I pause to emphasize that the tools you choose to monitor the project should not be exclusively devoted to software development. Yes, the software is the major component but data integration is not successful if the software functions as specified. It has to be adopted by clients too. The data integration project’s focus is generally on the technical aspects of the work but it should not be overwhelmed by it.

You’ll save yourself a lot of time if you create standard reports on top of your project data, so that you can easily publish and distribute your reports. I advise you to have three versions: a detailed one for the team, one with budgets for the management, and another one without budgets for the organization and possibly contractors. Not everyone of the stakeholders or team needs to be privy to the project’s financials.

Monitoring is fine but you should also document the project: future projects depend on it. The project documentation allows you to revisit points in time and it’s a valuable reference to better plan future projects of the same kind. It’s also a track record of you as a project manager.

Moreover, one of the most indispensable things for a manager of a data integration project is a decision log. It is usually not more than a spreadsheet with all the information pertinent to each decision: what has been decided by whom and when, related decisions and/or topics, for instance if the decision invalidates one made previously, the effort and cost required (if any), and references to more details, such as a link to an email or identifier of the minutes. The reason a decision log is such an important tool to the data integration project manager is that it allows you to stay on top of things and you have a trail you can follow to ensure the project is proceeding according to the schedule and what has been agreed upon. If you have a record of the decision and the underlying assumptions you have at least the possibility to retrace the thought process and thus figure out why another avenue was not explored. A tiny decision, such as what separator to use in a concatenation of certain fields, can have an impact that is not proportional to the magnitude of that decision. Finding out when, why, and who decided on that separator may be exceedingly difficult without a written record of all decisions great and small.

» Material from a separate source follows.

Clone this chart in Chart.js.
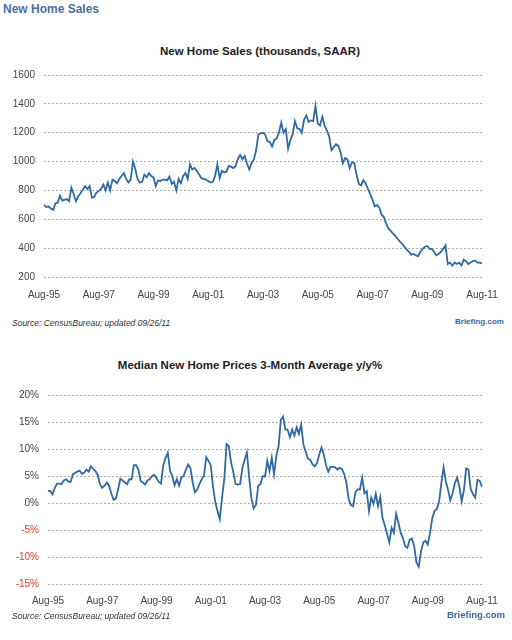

Finally, it’s standard advice offered by all: the project manager should not work on the project itself, as the management is always the first to suffer.

Summary

The main project management challenges of data integration are:

  • Data integration without a clear-cut business case is doomed to fail.
  • Active support from all stakeholders, including an executive sponsor, is essential.
  • A realistic plan can be hard to make but is absolutely necessary to sell the project and to secure buy-in. Data profiling can help you size up the effort for data cleansing.
  • Scope creep is by far the largest threat to the project’s success: do not allow non-mandatory changes to the scope. Instead, save them for future releases of the data warehouse, so they do not affect the schedule of the core activities.
  • Timely access to all resources (people, systems, data, …) is of the essence, but project dependencies may very well stand in the way. An executive sponsor may need to come to the rescue.
  • The organization needs to embrace a culture that encourages sharing information across organization boundaries, even messy data.
  • Make sure all your critical (integration) tasks have a bus factor larger than 1.
  • When you deal with contractors, get your ducks in a row before they become lame ducks.